If you are discussing the 25% issue, you have said something about raises because they are included in that proposal.

There is such a thing as fiscal reality, Anonymous. IF there is money available to give a raise to 25% of teachers, it should go to the best 25%. And yes, one can make a determination as to the performance of teachers. As to the remaining 75%, this would seem to be an incentive for them to improve their performance.

Do teachers deserve raises? Some do, some do not. Many if not most of the 75% do deserve some kind of raise, but you have to have the money before you can do this.
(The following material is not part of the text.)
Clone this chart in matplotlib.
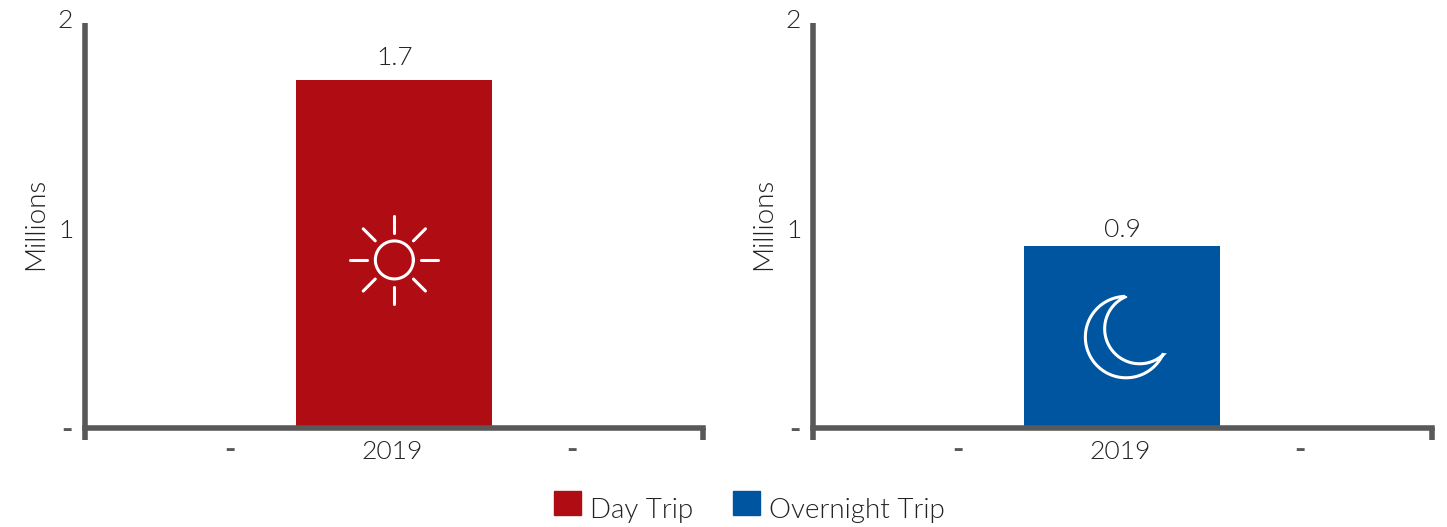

I have no opinion of he English teacher that assigned the "controversial" book to her class. She may be an excellent teacher or she may not. Thirty years of teaching proves nothing by itself due to tenure protecting bad teachers. If she deserved being teacher of the year, then it would seem she should be in the 15%. If she is teacher of the year due to it being a popularity contest or a political statement, she does not.

Hopefully the elimination of tenure will help correct the problem of poor teachers.